Nick Feamster, Georgia Tech
Despite the fact that billions of people around the world increasingly rely on Internet connectivity for a wide array of applications, communications networks remain incredibly difficult to manage, troubleshoot, and secure. Network management challenges exist in all kinds of networks; they are particularly acute in homes, where we understand very little about home network performance, let alone network management or security. The perennial challenges in network management are now coming to a head; to solve them, we must think differently about networking: a discipline that has focused almost exclusively on performance must begin thinking more about pragmatism and people. In this talk, I will first discuss the problem of troubleshooting and predicting network performance a priori (i.e., before configuration is deployed "in the wild" on a running network) and describe tools that I developed to address these problems that were used by hundreds of Internet service providers to debug their network configurations. I will then argue that, in future networks, the tools I developed wouldn't be necessary at all.
Specifically, I will describe how an emerging paradigm called software-defined networking, which decouples network control from the underlying network infrastructure, can simplify many network management tasks in different types of networks and may ultimately provide a means by which network operators (and home users) can make their networks more predictable, manageable, and secure. I will present a new framework for software-defined network control that we have developed, implemented, and deployed (in both home networks and on a large campus network) and describe how it allows network operators to express and implement complex policies in a simple and high-level control framework. I will then explore how software-defined network control may ultimately help us solve other longstanding network management problems in both security and network troubleshooting.

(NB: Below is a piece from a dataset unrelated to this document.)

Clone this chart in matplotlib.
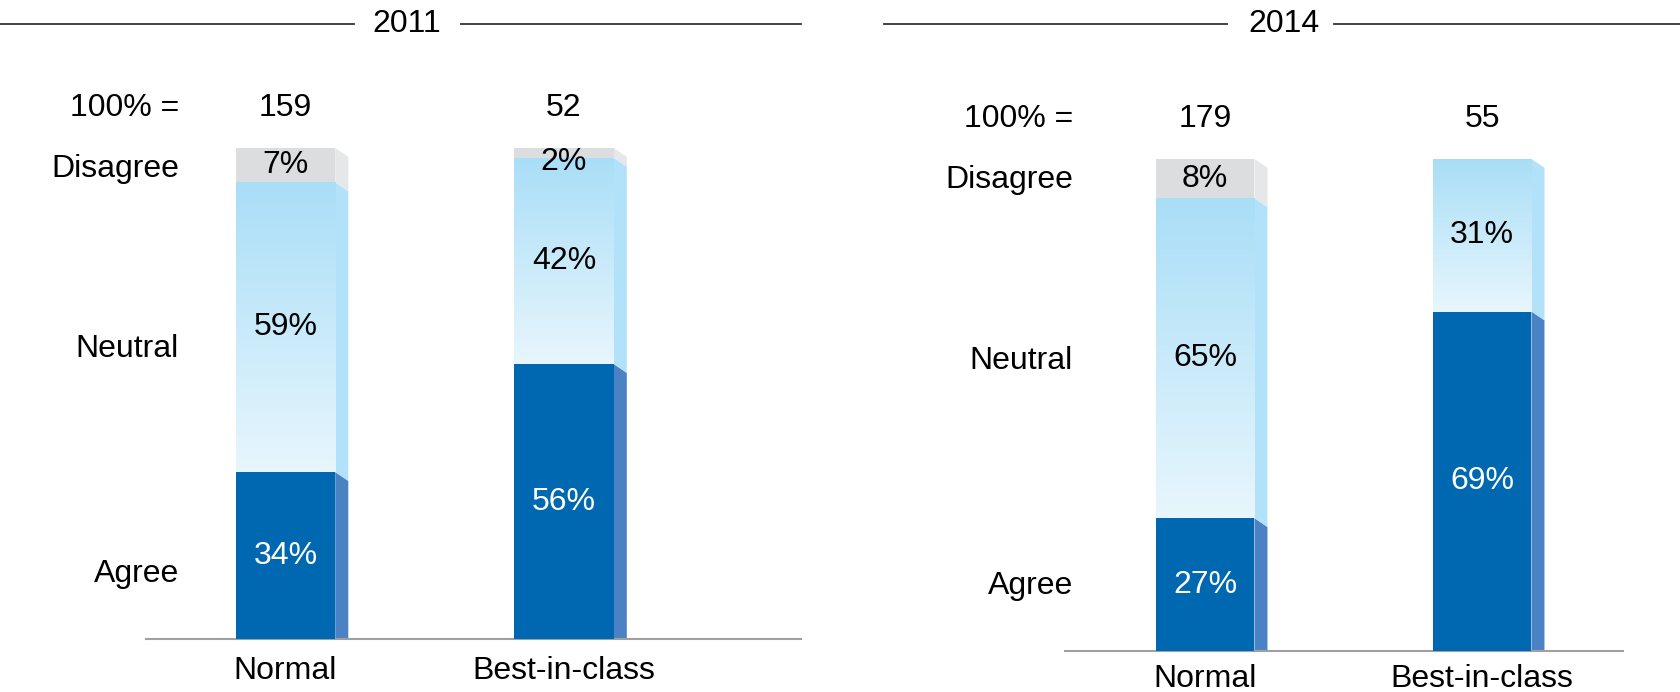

Nick Feamster is an associate professor in the College of Computing at Georgia Tech. He received his Ph.D. in Computer science from MIT in 2005, and his S.B. and M.Eng. degrees in Electrical Engineering and Computer Science from MIT in 2000 and 2001, respectively. His research focuses on many aspects of computer networking and networked systems, including the design, measurement, and analysis of network routing protocols, network operations and security, and anonymous communication systems. In December 2008, he received the Presidential Early Career Award for Scientists and Engineers (PECASE) for his contributions to cybersecurity, notably spam filtering. His honors include the Technology Review 35 "Top Young Innovators Under 35" award, a Sloan Research Fellowship, the NSF CAREER award, the IBM Faculty Fellowship, and award papers at SIGCOMM 2006 (network-level behavior of spammers), the NSDI 2005 conference (fault detection in router configuration), Usenix Security 2002 (circumventing web censorship using Infranet), and Usenix Security 2001 (web cookie analysis).